- [Exercise aim] Each line of the material below that holds the word "chart" needs to be copied.

- [Dataset section]
** Begin **
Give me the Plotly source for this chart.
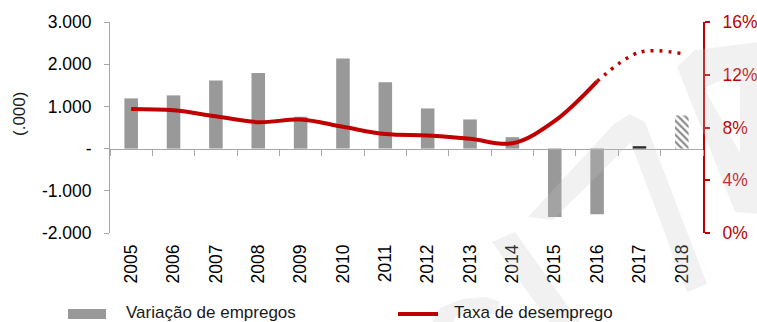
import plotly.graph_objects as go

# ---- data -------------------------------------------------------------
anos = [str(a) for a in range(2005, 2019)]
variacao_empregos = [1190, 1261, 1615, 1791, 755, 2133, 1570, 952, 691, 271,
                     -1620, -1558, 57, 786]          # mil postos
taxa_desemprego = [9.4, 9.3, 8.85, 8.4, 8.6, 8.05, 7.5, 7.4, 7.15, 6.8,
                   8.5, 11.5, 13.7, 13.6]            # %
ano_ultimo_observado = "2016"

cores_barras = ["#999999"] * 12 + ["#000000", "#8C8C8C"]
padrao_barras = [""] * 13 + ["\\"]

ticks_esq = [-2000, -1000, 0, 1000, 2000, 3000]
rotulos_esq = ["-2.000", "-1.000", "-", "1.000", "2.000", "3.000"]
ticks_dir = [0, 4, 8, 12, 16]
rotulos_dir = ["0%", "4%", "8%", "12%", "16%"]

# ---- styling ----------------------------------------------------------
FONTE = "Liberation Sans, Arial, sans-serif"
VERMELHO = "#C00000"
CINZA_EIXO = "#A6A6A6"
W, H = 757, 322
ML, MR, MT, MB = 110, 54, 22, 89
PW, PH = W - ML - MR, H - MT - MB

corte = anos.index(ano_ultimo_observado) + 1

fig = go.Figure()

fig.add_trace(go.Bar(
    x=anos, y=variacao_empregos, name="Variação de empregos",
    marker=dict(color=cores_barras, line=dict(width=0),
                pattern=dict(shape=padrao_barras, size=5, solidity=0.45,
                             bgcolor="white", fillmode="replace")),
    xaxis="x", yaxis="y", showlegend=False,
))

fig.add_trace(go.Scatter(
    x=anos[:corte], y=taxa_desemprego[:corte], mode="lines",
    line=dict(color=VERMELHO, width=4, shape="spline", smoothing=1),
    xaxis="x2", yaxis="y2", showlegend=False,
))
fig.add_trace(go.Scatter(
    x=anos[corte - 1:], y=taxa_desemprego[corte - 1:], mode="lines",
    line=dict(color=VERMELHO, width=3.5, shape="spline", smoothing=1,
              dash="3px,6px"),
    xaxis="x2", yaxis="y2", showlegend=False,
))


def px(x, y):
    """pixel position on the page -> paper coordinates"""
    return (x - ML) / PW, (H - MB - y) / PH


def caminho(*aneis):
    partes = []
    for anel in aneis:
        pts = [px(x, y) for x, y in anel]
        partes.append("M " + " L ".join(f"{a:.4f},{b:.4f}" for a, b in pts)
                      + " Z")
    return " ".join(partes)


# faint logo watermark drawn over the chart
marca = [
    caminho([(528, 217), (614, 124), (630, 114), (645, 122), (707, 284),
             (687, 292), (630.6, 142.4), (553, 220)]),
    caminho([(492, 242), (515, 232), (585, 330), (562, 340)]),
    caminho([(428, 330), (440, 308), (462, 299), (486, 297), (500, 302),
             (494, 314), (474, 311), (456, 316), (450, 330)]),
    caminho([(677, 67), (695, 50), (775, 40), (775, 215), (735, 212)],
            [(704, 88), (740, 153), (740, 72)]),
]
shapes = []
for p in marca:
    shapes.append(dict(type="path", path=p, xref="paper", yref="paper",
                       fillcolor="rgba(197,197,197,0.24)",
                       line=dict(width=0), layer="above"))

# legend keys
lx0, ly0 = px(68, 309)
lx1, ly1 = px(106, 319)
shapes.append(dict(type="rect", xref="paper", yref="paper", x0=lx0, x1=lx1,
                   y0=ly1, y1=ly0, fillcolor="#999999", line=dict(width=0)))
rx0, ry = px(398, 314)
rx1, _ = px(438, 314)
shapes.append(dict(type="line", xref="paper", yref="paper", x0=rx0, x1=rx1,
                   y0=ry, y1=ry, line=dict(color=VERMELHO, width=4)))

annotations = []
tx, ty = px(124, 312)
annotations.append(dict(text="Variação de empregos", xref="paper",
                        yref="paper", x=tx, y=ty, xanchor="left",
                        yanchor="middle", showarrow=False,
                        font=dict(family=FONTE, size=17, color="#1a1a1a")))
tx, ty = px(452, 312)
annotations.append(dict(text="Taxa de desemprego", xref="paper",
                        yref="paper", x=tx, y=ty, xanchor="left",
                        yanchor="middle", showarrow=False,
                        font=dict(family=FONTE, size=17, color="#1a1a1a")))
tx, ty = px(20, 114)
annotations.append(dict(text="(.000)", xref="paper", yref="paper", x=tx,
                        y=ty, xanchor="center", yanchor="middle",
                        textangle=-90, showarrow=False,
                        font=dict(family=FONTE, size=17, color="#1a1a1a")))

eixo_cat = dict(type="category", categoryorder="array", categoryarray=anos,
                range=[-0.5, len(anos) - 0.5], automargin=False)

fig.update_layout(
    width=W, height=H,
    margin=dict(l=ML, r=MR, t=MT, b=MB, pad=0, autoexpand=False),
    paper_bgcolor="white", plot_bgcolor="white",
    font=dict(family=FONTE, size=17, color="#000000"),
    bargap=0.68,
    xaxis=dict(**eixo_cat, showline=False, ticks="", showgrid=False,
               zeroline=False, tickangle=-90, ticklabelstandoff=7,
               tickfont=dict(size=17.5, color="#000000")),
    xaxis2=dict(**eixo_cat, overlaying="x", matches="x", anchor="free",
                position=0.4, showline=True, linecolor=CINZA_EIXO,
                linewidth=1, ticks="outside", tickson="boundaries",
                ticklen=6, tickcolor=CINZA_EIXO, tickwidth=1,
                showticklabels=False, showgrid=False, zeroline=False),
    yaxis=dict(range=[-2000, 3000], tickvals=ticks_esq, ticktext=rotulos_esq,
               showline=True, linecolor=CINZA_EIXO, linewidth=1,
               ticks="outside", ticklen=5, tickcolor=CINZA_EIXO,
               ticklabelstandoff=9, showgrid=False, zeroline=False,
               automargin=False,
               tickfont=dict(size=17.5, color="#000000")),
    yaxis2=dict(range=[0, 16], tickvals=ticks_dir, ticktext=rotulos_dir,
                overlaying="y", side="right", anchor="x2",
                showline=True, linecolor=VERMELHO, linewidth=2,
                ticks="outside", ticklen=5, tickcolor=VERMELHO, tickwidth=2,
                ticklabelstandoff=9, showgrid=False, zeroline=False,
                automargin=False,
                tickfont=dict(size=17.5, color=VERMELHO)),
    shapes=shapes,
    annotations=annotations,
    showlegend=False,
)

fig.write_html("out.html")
** End **
- [Answer to the problem]
Give me the Plotly source for this chart.
# faint logo watermark drawn over the chart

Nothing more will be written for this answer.